Find Those who’ve hired a red
AND Green boat
SELECT S.sid
FROM Sailors AS S, Boats AS B, Reservations AS R
WHERE S.sid=R.sid AND R.bid=B.bid
AND (B.colour=‘red’ AND B.colour=‘green’)
OR
SELECT S.sid
FROM Sailors AS S, Boats AS B, Reservations AS R
WHERE S.sid=R.sid AND R.bid=B.bid AND B.colour=‘red’
INTERSECT
SELECT S.sid
FROM Sailors AS S, Boats AS B, Reservations AS R
WHERE S.sid=R.sid AND R.bid=B.bid AND B.colour=‘green’
Find Those who’ve hired a red
boat but not a Green boat
SELECT S.sid
FROM Sailors AS S, Boats AS B, Reservations AS R
WHERE S.sid=R.sid AND R.bid=B.bid
AND (B.colour=‘red’ AND B.colour!=‘green’)
OR
SELECT S.sid
FROM Sailors AS S, Boats AS B, Reservations AS R
WHERE S.sid=R.sid AND R.bid=B.bid AND B.colour=‘red’
EXCEPT
SELECT S.sid
FROM Sailors AS S, Boats AS B, Reservations AS R
WHERE S.sid=R.sid AND R.bid=B.bid AND B.colour=‘green’
GROUP BY
So far, we’ve applied aggregate operators to all
(qualifying) records. Sometimes, we want to apply
them to each of several groups of records.
Consider: Find the age of the youngest sailor for each
rating level.
How many rating levels are there? What are the rating
values for these levels? In general, we don’t know!

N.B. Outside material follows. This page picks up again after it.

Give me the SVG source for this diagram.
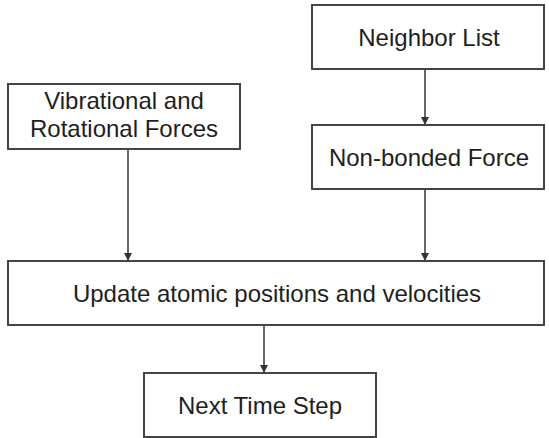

Suppose we know that rating values go from 1 to 10;
we can write 10 queries that look like this (!):
For i = 1, 2, ... , 10:
SELECT MIN (S.age)
FROM Sailors S
WHERE S.rating = i
GROUP BY
To write such queries, we need GROUP BY clause, a
major extension to the basic SQL query form.
E.g. Find the age of the youngest sailor for each rating
level - can be expressed as follows
SELECT
S.rating, MIN (S.age)
FROM
Sailors AS S
GROUP BY
S.rating
S.rating after ‘GROUP BY’ is called a grouping-list
HAVING
What if we’re only interested in some of the groups?
We can restrict this with HAVING
For sailors over 18 what is the highest rating for each
age?
SELECT
S.age, MAX(S.rating)
FROM
Sailors AS S
GROUP BY
S.age
HAVING
S.age > 18
Summary
Databases are the primary way in which information is managed
in organisations
They offer a range of valuable functions
querying, security, transactions…
Database design is important
Normal forms (1NF, 2NF, 3NF):
data should depend on the key, the whole key, and
nothing but the key
You should now be able to:
explain the main functions of databases
identify opportunities to exploit them to meet business needs
design databases
perform queries against an SQL database